In 2018, Barclays Bank posted a 7.1 per cent increase in net profits to KSh7.4 billion even with the prohibitive lending cap law, increased provisions due to the adoption of IFRS 9, and increased rebranding expenses. The bank’s net interest income remained largely unchanged at KSh22 billion while its non-interest income grew by 14.7 per cent to reach KSh9.7 billion.
Researchers at Apex Africa Capital recently released a report on the tier one lender. According to the report, Barclays Bank Kenya offers the highest dividend yield in the banking sector at 10.6 per cent, significantly higher than the one-year Treasury bill yield of 8.6 per cent.

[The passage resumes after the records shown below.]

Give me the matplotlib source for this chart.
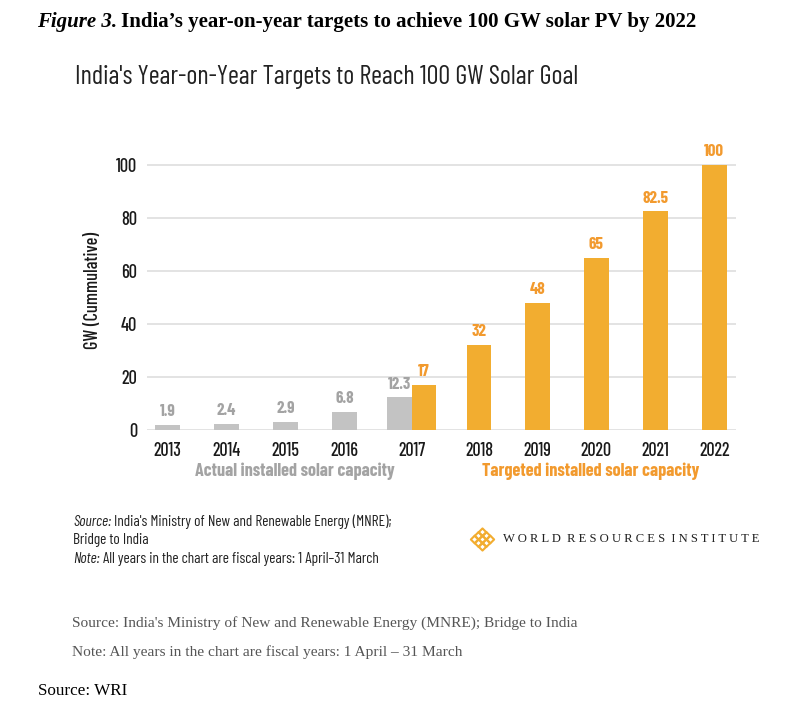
import matplotlib
matplotlib.use("Agg")
import matplotlib.pyplot as plt
import numpy as np

# ---- data ----
years = ["2013", "2014", "2015", "2016", "2017", "2018", "2019", "2020", "2021", "2022"]
actual_years = ["2013", "2014", "2015", "2016", "2017"]
actual_values = [1.9, 2.4, 2.9, 6.8, 12.3]
target_years = ["2017", "2018", "2019", "2020", "2021", "2022"]
target_values = [17, 32, 48, 65, 82.5, 100]
yticks = [0, 20, 40, 60, 80, 100]

# category centres (uneven spacing around the 2017 group, as in the original)
xpos = dict(zip(years, [0, 1, 2, 3, 4.14, 5.28, 6.27, 7.27, 8.27, 9.27]))

GRAY = "#c3c3c3"
GRAY_TXT = "#a3a3a3"
ORANGE = "#f2ad30"
ORANGE_TXT = "#f29a2e"
COND = ["Barlow Condensed", "DejaVu Sans"]
SERIF = ["Liberation Serif", "DejaVu Serif"]

W, H = 788, 717
fig = plt.figure(figsize=(W / 100, H / 100), dpi=100)
fig.patch.set_facecolor("white")
renderer = fig.canvas.get_renderer()


def fx(px):
    return px / W


def fy(py):
    return 1 - py / H


def fit(t, target_w):
    """scale font size so the rendered width matches the reference width (px)"""
    for _ in range(3):
        w = t.get_window_extent(renderer).width
        if w > 0:
            t.set_fontsize(t.get_fontsize() * target_w / w)
    return t


def size_for(text, target_w, **kw):
    t = fig.text(0, 0, text, fontsize=12, **kw)
    fit(t, target_w)
    s = t.get_fontsize()
    t.remove()
    return s


# axes: x from 147 to 736 px, y=0 at 430 px, 2.65 px per unit
ymax = 105
ax = fig.add_axes([fx(147), fy(430), fx(736) - fx(147), ymax * 2.65 / H])
ax.set_xlim(-0.35, 9.64)
ax.set_ylim(0, ymax)
for s in ax.spines.values():
    s.set_visible(False)

tick_size = size_for("2013", 28, family=COND, fontweight="medium")
ytick_size = size_for("100", 21, family=COND, fontweight="medium")
val_size = size_for("82.5", 26, family=COND, fontweight="bold")

ax.set_yticks(yticks)
ax.yaxis.grid(True, color="#e3e3e3", linewidth=1.4)
ax.set_axisbelow(True)
ax.tick_params(axis="y", length=0, pad=7)
ax.set_yticklabels([str(v) for v in yticks], family=COND, fontsize=ytick_size,
                   fontweight="medium", color="#1a1a1a")
ax.set_xticks([xpos[y] for y in years])
ax.set_xticklabels(years, family=COND, fontsize=tick_size, fontweight="medium",
                   color="#1a1a1a")
ax.tick_params(axis="x", length=0, pad=9)

bw = 0.42
off = {"2017": -bw / 2}
ax_a = [xpos[y] + off.get(y, 0) for y in actual_years]
ax.bar(ax_a, actual_values, width=bw, color=GRAY, zorder=3)
off_t = {"2017": bw / 2}
ax_t = [xpos[y] + off_t.get(y, 0) for y in target_years]
ax.bar(ax_t, target_values, width=bw, color=ORANGE, zorder=3)

for x, v in zip(ax_a, actual_values):
    ax.text(x, v + 2.2, f"{v:g}", ha="center", va="bottom", color=GRAY_TXT,
            fontsize=val_size, fontweight="bold", family=COND, clip_on=False)
for x, v in zip(ax_t, target_values):
    ax.text(x, v + 2.2, f"{v:g}", ha="center", va="bottom", color=ORANGE_TXT,
            fontsize=val_size, fontweight="bold", family=COND, clip_on=False)

ylab_size = size_for("GW (Cummulative)", 117, family=COND, fontweight="medium")
ax.set_ylabel("GW (Cummulative)", family=COND, fontsize=ylab_size, fontweight="medium",
              color="#1a1a1a", labelpad=10)

# group captions
fit(fig.text(fx(295), fy(471), "Actual installed solar capacity", ha="center", va="center",
             color=GRAY_TXT, fontsize=13, fontweight="bold", family=COND), 200)
fit(fig.text(fx(591), fy(471), "Targeted installed solar capacity", ha="center", va="center",
             color=ORANGE_TXT, fontsize=13, fontweight="bold", family=COND), 216)

# headings
t1 = fig.text(fx(37), fy(22), "Figure 3.", ha="left", va="center", fontsize=15,
              family=SERIF, fontweight="bold", style="italic")
b1 = t1.get_window_extent(renderer)
t2 = fig.text((b1.x1 + 4) / W, fy(22),
              "India\u2019s year-on-year targets to achieve 100 GW solar PV by 2022",
              ha="left", va="center", fontsize=15, family=SERIF, fontweight="bold")
w_all = t2.get_window_extent(renderer).x1 - b1.x0
scale = 660 / w_all
t1.set_fontsize(15 * scale)
b1 = t1.get_window_extent(renderer)
t2.set_fontsize(15 * scale)
t2.set_x((b1.x1 + 4) / W)

fit(fig.text(fx(75), fy(77), "India's Year-on-Year Targets to Reach 100 GW Solar Goal",
             ha="left", va="center", fontsize=18, family=COND, color="#222222"), 503)


# footnotes in chart image
def mixed(x, y, italic, rest, size, family, color):
    t = fig.text(fx(x), fy(y), italic, ha="left", va="center", fontsize=size,
                 family=family, style="italic", color=color)
    b = t.get_window_extent(renderer)
    fig.text((b.x1 + 3) / W, fy(y), rest, ha="left", va="center", fontsize=size,
             family=family, color=color)


fn_size = size_for("Source: India's Ministry of New and Renewable Energy (MNRE);", 319, family=COND)
mixed(73, 522, "Source:", "India's Ministry of New and Renewable Energy (MNRE);", fn_size, COND, "#222222")
fig.text(fx(73), fy(540), "Bridge to India", ha="left", va="center", fontsize=fn_size,
         family=COND, color="#222222")
mixed(73, 559, "Note:", "All years in the chart are fiscal years: 1 April\u201331 March", fn_size, COND, "#222222")

# WRI logo (decorative lattice) and name
logo_ax = fig.add_axes([fx(469), fy(552), fx(27), 25 / H])
logo_ax.set_xlim(-3.5, 3.5)
logo_ax.set_ylim(-3.5, 3.5)
logo_ax.axis("off")
pts = [(i, j) for i in range(-3, 4) for j in range(-3, 4) if abs(i) + abs(j) <= 3 and (i + j) % 2 == 0]
logo_ax.scatter([p[0] for p in pts], [p[1] for p in pts], marker="D", s=16,
                facecolor="none", edgecolor=ORANGE, linewidth=1.5)
fit(fig.text(fx(503), fy(539), "W O R L D   R E S O U R C E S   I N S T I T U T E".replace("   ", "  "),
             ha="left", va="center", fontsize=9.5, family=SERIF, color="#222222"), 259)

# page text
fit(fig.text(fx(72), fy(623), "Source: India's Ministry of New and Renewable Energy (MNRE); Bridge to India",
             ha="left", va="center", fontsize=11, family=SERIF, color="#555555"), 506)
fit(fig.text(fx(72), fy(652), "Note: All years in the chart are fiscal years: 1 April \u2013 31 March",
             ha="left", va="center", fontsize=11, family=SERIF, color="#555555"), 388)
fit(fig.text(fx(38), fy(691), "Source: WRI", ha="left", va="center", fontsize=12,
             family=SERIF, color="#000000"), 90)

fig.savefig("out.png", dpi=100)
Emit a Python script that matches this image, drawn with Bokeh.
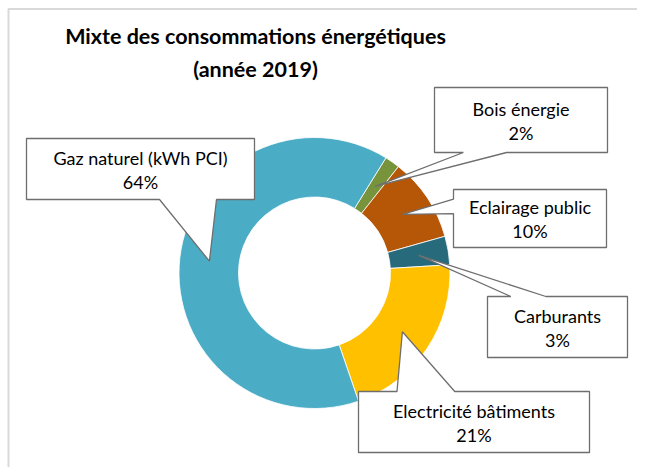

“The high dividend yield has added to the allure of the counter among investors cushioning it against cyclical market shocks…….. We anticipate a strong performance in the bank’s stock at the local bourse with the increasingly attractive dividend yield (9.5% in FY18) to provide bullish momentum on the counter in the short to medium term,” reads the report.
The report also shows that Barclays bank has sufficient capital buffers to withstand market shocks. Currently, the bank’s capital adequacy ratio stands at 16.4 per cent, higher than the regulatory minimum ratio of 14.5 per cent. According to Apex Capital analysts, the bank’s transition will have minimal effect on its capital ratio as most of the rebranding expenses will be absorbed by the parent firm Absa Africa Group.
Barclays is expected to benefit from its heavy investment in digital platforms. Apex Capital analysts note that the lender’s digital platform – Timiza – will improve efficiency in service delivery and increase the volume of transactions. As a result, the bank’s revenues from fees and commissions are expected to grow exponentially in the coming years.
Although the bank’s transition to Absa is expected to put a minor dent on the company’s earnings in the short-term on a normalized basis, analysts project that the bank will maintain strong financial performance in the long term. “The bank is well poised for long-term growth with prospects for further gains in market share ever so alive,” reads the Apex Africa Report.